L’autre surprise arrive de l’Itsandra-sud. La CRC avait annoncé la victoire de son candidat Saïd Houssein dès le premier tour avec un score élevé, alors que tout le monde s’attendait à une victoire facile de Me Fahmi Saïd Ibrahim dans son fief. La CENI avait d’abord concédé un ballotage opposant Saïd Housseini à Attoumani Abdou Dia (RDCE). Quelques minutes après cette annonce, la CENI a plaidé une erreur et a finalement remplacé ce dernier par Me Fahmi Saïd Ibrahim, tout en gardant les mêmes chiffres. Si ce dernier continue le combat en maintenant sa candidature, la campagne risque d’être très intense dans l’Itsandra-sud.
À Anjouan, il y a également une victoire d’un candidat non-CRC et un ballotage. En effet, dans la circonscription de Domoni 3, après avoir été annoncé comme vaincu, Ibrahim Mohamed Hanif (Indépendant) a été déclaré vainqueur avec un score très élevé (86%). C’est dans la circonscription de Nyumakele qu’il y a ballotage entre Soultoine Ali, candidat indépendant (47%) et Assani Houmadi, candidat CRC (42%).
Dans les listes des résultats fournis par la CENI, on peut noter les chiffres très élevés des vainqueurs, des chiffres qu’on n’avait jamais vus avant le retour d’Azali au pouvoir en 2016. À Ngazidja, les vainqueurs l’emportent largement entre 54,98% (Maoulida Bacar dans le Mboinkou) et 85,07 % (Nour el Fath Azali dans le Hambou).
Des chiffres dignes des dictatures
À Anjouan, il y avait un seul candidat dans la circonscription de Domoni 2 (Dayane Ridhoine) et à Mwali il y en avait quatre sur cinq seuls dans leurs circonscriptions respectives : Dewa (Aboubacar Saïd Chanfi), Msoutrouni (Aboubacar Saïd Anli), Djando (Milissane Hamdia Mhoma) et Mledjele (Ousmane Bouchrane). Ces cinq candidats ont engrangé l’ensemble des suffrages dans leurs circonscriptions respectives. Pourtant, par une sorte de pudeur, la CENI refuse de leur accorder les 100%. Elle leur attribue dans l’ordre : 98,76%, 96,03%, 98,50%, 96,35% et 94,95%. À quels autres candidats ont été attribués les restes des points permettant d’arriver à 100%, alors qu’ils n’avaient pas d’adversaires ? La CENI ne donne aucune explication, mais on peut penser que faute d’autres candidats, ils ont pris en compte les bulletins nuls, ce qui n’a jamais été fait ailleurs et qui n’a pas été fait dans les autres circonscriptions. En réalité, ces candidats ont 100%, comme le candidat Azali Assoumani a eu 100% lors des présidentielles de 2002, après le retrait de ses deux adversaires pour dénoncer les fraudes, déjà.

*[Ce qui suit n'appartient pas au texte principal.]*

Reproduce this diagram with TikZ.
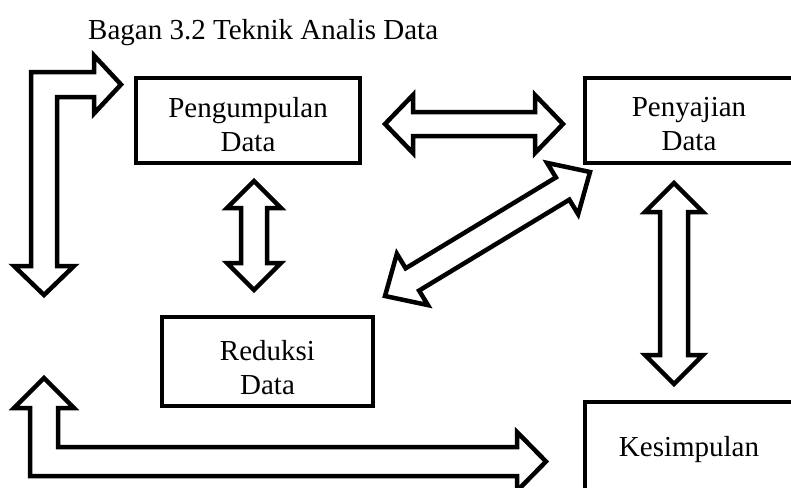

À Anjouan, les vainqueurs ont des scores qui, globalement, sont plus élevés qu’à Ngazidja. Ils varient de 60,67% à 100%. Ces dernières années, chacun a pu constater que les bourrages d’urnes et les interventions de l’armée sont plus importants dans cette île que dans les deux autres. Le président actuel de l’Assemblée nationale, Moustadroine Abdou avait deux adversaires, il sort quand même vainqueur dès le premier tour avec plus de 85% des suffrages.
À Mwali, l’opposition a réussi son coup en faisant respecter un boycott clair et net. Dans la seule circonscription (Mombassa-Mwambao) dans laquelle il y avait un adversaire de l’opposition, Mikidache Madoune (Orange), le candidat CRC, Dhoianfa Ali Attoumane l’emporte avec plus de 85%.
Si lors des présidentielles de 2024, le chiffre de la participation présenté par la CENI (15%) avait fini de démontrer les magouilles de cette institution, cette fois, on peut dire qu’elle se ridiculise avec des chiffres attribués aux vainqueurs dignes des grandes dictatures. Mais, peut-être que là aussi, la section administrative de la Cour Suprême va atténuer le ridicule.